* **SET PROBLEM**
Copy every line from the material below that holds "code".

>> BEGIN

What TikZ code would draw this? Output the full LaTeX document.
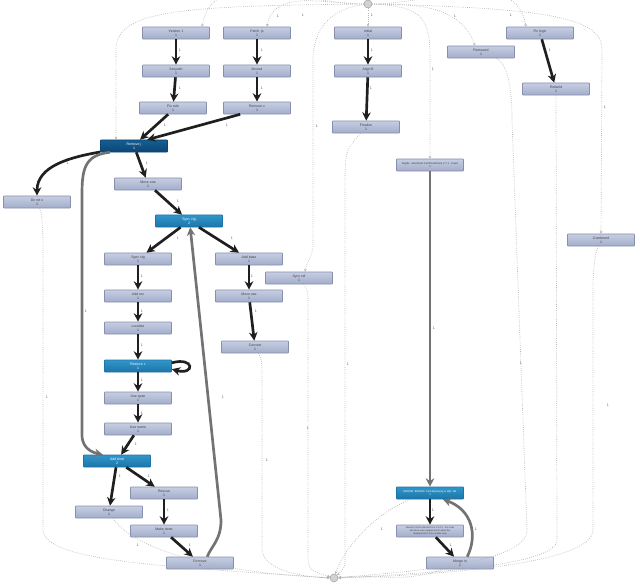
\documentclass[tikz,border=0pt]{standalone}
\usepackage{fontspec}
\setmainfont{Liberation Sans}
\usetikzlibrary{arrows.meta}
\definecolor{boxtop}{HTML}{C6CEE2}
\definecolor{boxbot}{HTML}{A2ADCA}
\definecolor{boxline}{HTML}{8690AE}
\definecolor{hottop}{HTML}{3196CB}
\definecolor{hotbot}{HTML}{1D74A8}
\definecolor{darktop}{HTML}{145E92}
\definecolor{darkbot}{HTML}{0C4674}
\definecolor{ghostgray}{HTML}{B4B4B4}
\tikzset{
  commit/.style={draw=boxline, line width=0.4pt, top color=boxtop, bottom color=boxbot,
    rounded corners=0.4pt, minimum width=1.675cm, minimum height=0.3cm, inner sep=0pt,
    align=center, font=\fontsize{2.5}{3}\selectfont, text=black!75},
  hot/.style={commit, draw=hotbot, top color=hottop, bottom color=hotbot, text=white},
  darkhot/.style={commit, draw=darkbot, top color=darktop, bottom color=darkbot, text=white},
  endpt/.style={circle, draw=gray!70, fill=gray!35, minimum size=0.2cm, inner sep=0pt},
  flow/.style={draw=black!88, line width=1.9pt, -{Stealth[length=6pt,width=6pt]}},
  faded/.style={flow, draw=black!55},
  ghost/.style={draw=ghostgray, densely dotted, line width=0.5pt, -{Stealth[length=2pt,width=2pt]}},
  cnt/.style={font=\fontsize{2.6}{3}\selectfont, text=black!60, inner sep=0.5pt}
}
\begin{document}
\begin{tikzpicture}[x=0.025cm, y=0.025cm]
\useasboundingbox (0,0) rectangle (640,-585);
% start and end
\node[endpt] (start) at (368,-4) {};
\node[endpt] (finish) at (334,-578) {};
% commits
\node[commit] (vone) at (176,-33) {Version 1\\1};
\node[commit] (fetch) at (257,-33) {Fetch .js\\1};
\node[commit] (init) at (368,-33) {Initial\\1};
\node[commit] (fixlog) at (540,-33) {Fix logic\\1};
\node[commit] (removed) at (481,-52) {Removed\\1};
\node[commit] (setpath) at (176,-71) {Set path\\1};
\node[commit] (moved) at (257,-71) {Moved\\1};
\node[commit] (align) at (368,-71) {Align ff\\1};
\node[commit] (rebuild) at (556,-89) {Rebuild\\1};
\node[commit] (fixrule) at (173,-108) {Fix rule\\1};
\node[commit] (remx) at (257,-108) {Remove x\\1};
\node[commit] (final) at (366,-127) {Finalize\\1};
\node[darkhot] (remj) at (134,-146) {Remove j\\1};
\node[commit, font=\fontsize{1.9}{2.5}\selectfont] (bugfix) at (430,-165) {Bugfix: refactored CertificateStore 2.7.1 - Fixed\\1};
\node[commit] (moveone) at (148,-184) {Move one\\1};
\node[commit] (dirref) at (37,-202) {Dir ref x\\1};
\node[hot] (syncctg) at (189,-221) {Sync ctg\\2};
\node[commit] (combined) at (601,-240) {Combined\\1};
\node[commit] (synccfg) at (138,-259) {Sync cfg\\1};
\node[commit] (addbase) at (249,-259) {Add base\\1};
\node[commit] (syncref) at (299,-278) {Sync ref\\1};
\node[commit] (addrev) at (138,-296) {Add rev\\1};
\node[commit] (moveuse) at (249,-296) {Move use\\1};
\node[commit] (localize) at (138,-328) {Localize\\1};
\node[commit] (convert) at (255,-347) {Convert\\1};
\node[hot] (restore) at (138,-366) {Restore c\\1};
\node[commit] (usespan) at (138,-398) {Use span\\1};
\node[commit] (usename) at (138,-429) {Use name\\1};
\node[hot] (addbind) at (117,-461) {Add bind\\2};
\node[commit] (rescue) at (164,-493) {Rescue\\1};
\node[hot, font=\fontsize{1.9}{2.5}\selectfont] (error) at (430,-493) {ERROR: ERROR: Cert deploying to sftp: fail\\1};
\node[commit] (change) at (109,-512) {Change\\1};
\node[commit] (makedone) at (164,-531) {Make done\\1};
\node[commit, font=\fontsize{1.7}{2.1}\selectfont] (longmsg) at (430,-531) {Moved CommonModel from V1.2.0 - the code\\structure was reorganized to allow the\\deployment of one module only};
\node[commit] (remove) at (200,-563) {Remove\\1};
\node[commit] (merge) at (460,-563) {Merge in\\1};
% main flow
\draw[flow] (vone) -- (setpath);
\draw[flow] (setpath) -- (fixrule);
\draw[flow] (fetch) -- (moved);
\draw[flow] (moved) -- (remx);
\draw[flow] (init) -- (align);
\draw[flow] (align) -- (final);
\draw[flow] (fixlog) -- (rebuild);
\draw[flow] ([xshift=-0.12cm]fixrule.south) -- ([xshift=0.15cm]remj.north);
\draw[flow] ([xshift=-0.42cm]remx.south) -- ([xshift=0.33cm]remj.north);
\draw[flow] (remj) to[out=190,in=90] (dirref);
\draw[flow] (remj) -- (moveone);
\draw[flow] (moveone) -- (syncctg);
\draw[flow] (syncctg) -- (synccfg);
\draw[flow] (syncctg) -- (addbase);
\draw[flow] (addbase) -- (moveuse);
\draw[flow] (moveuse) -- (convert);
\draw[flow] (synccfg) -- (addrev);
\draw[flow] (addrev) -- (localize);
\draw[flow] (localize) -- (restore);
\draw[flow] ([yshift=0.08cm]restore.east) .. controls +(15:0.6cm) and +(-15:0.6cm) .. ([yshift=-0.08cm]restore.east);
\draw[flow] (restore) -- (usespan);
\draw[flow] (usespan) -- (usename);
\draw[flow] (usename) -- (addbind);
\draw[flow] (addbind) -- (change);
\draw[flow] (addbind) -- (rescue);
\draw[flow] (rescue) -- (makedone);
\draw[flow] (makedone) -- (remove);
\draw[faded] ([xshift=-0.6cm]remj.south) .. controls (84,-155) and (82,-170) .. (82,-195) -- (82,-435) .. controls (82,-450) and (95,-453) .. ([xshift=-0.35cm]addbind.north);
\draw[faded] ([xshift=0.18cm]remove.north) .. controls (212,-545) and (221,-540) .. (221,-520) -- ([xshift=0.03cm]syncctg.south);
\draw[faded] (bugfix) -- (error);
\draw[flow] (error) -- (longmsg);
\draw[flow] (longmsg) -- (merge);
\draw[faded] ([xshift=0.18cm]merge.north) .. controls (478,-535) and (472,-510) .. ([xshift=0.32cm]error.south);
% from start
\draw[ghost] (start) to[out=180,in=80] ([xshift=0.65cm]vone.north);
\draw[ghost] (start) to[out=180,in=80] ([xshift=0.25cm]fetch.north);
\draw[ghost] (start) -- (init);
\draw[ghost] (start) .. controls (180,-6) and (116,-10) .. (116,-50) -- ([xshift=-0.45cm]remj.north);
\draw[ghost] (start) .. controls (335,-8) and (313,-25) .. (313,-60) -- (313,-245) to[out=-90,in=80] ([xshift=0.15cm]syncref.north);
\draw[ghost] (start) .. controls (425,-6) and (430,-20) .. (430,-60) -- (bugfix);
\draw[ghost] (start) to[out=0,in=110] ([xshift=-0.15cm]removed.north);
\draw[ghost] (start) to[out=0,in=100] ([xshift=-0.35cm]fixlog.north);
\draw[ghost] (start) .. controls (560,-8) and (602,-20) .. (602,-50) -- (combined);
% to finish
\draw[ghost] (dirref) .. controls (42,-215) .. (43,-240) -- (43,-530) .. controls (45,-560) and (150,-566) .. (finish);
\draw[ghost] (change) .. controls (130,-545) and (200,-572) .. (finish);
\draw[ghost] (convert) .. controls (262,-360) .. (262,-380) -- (262,-548) .. controls (262,-570) and (300,-577) .. (finish);
\draw[ghost] (syncref) .. controls (308,-290) .. (308,-310) -- (308,-550) .. controls (308,-570) .. (finish);
\draw[ghost] (final) .. controls (346,-150) .. (345,-175) -- (345,-555) .. controls (345,-568) .. (finish);
\draw[ghost] (error) .. controls (380,-510) and (345,-545) .. (finish);
\draw[ghost] (merge) to[out=200,in=5] (finish);
\draw[ghost] (removed) .. controls (505,-62) and (512,-80) .. (512,-120) -- (527,-530) .. controls (527,-565) and (400,-572) .. (finish);
\draw[ghost] (rebuild) -- (557,-540) .. controls (557,-566) and (420,-574) .. (finish);
\draw[ghost] (combined) .. controls (595,-255) .. (593,-280) -- (593,-530) .. controls (593,-566) and (420,-576) .. (finish);
% edge counts
\foreach \x/\y [count=\i] in {180/50,180/88,262/50,262/88,372/50,371/88,165/125,227/125,550/50,68/163,
  147/163,178/201,178/238,232/238,252/276,256/311,142/276,142/311,142/345,190/364,142/380,142/413,
  86/311,223/397,136/444,120/476,149/476,168/510,190/545,434/328,433/510,451/545,476/529,
  278/16,303/15,372/15,455/16,511/15,433/69,317/126,605/107,47/397,138/545,267/460,308/428,
  348/364,382/529,521/363,608/405}
  \node[cnt] (lbl\i) at (\x,-\y) {1};
\end{tikzpicture}
\end{document}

>> END

* **ANSWER TO THIS TASK**
What TikZ code would draw this? Output the full LaTeX document.
\node[commit, font=\fontsize{1.7}{2.1}\selectfont] (longmsg) at (430,-531) {Moved CommonModel from V1.2.0 - the code\\structure was reorganized to allow the\\deployment of one module only};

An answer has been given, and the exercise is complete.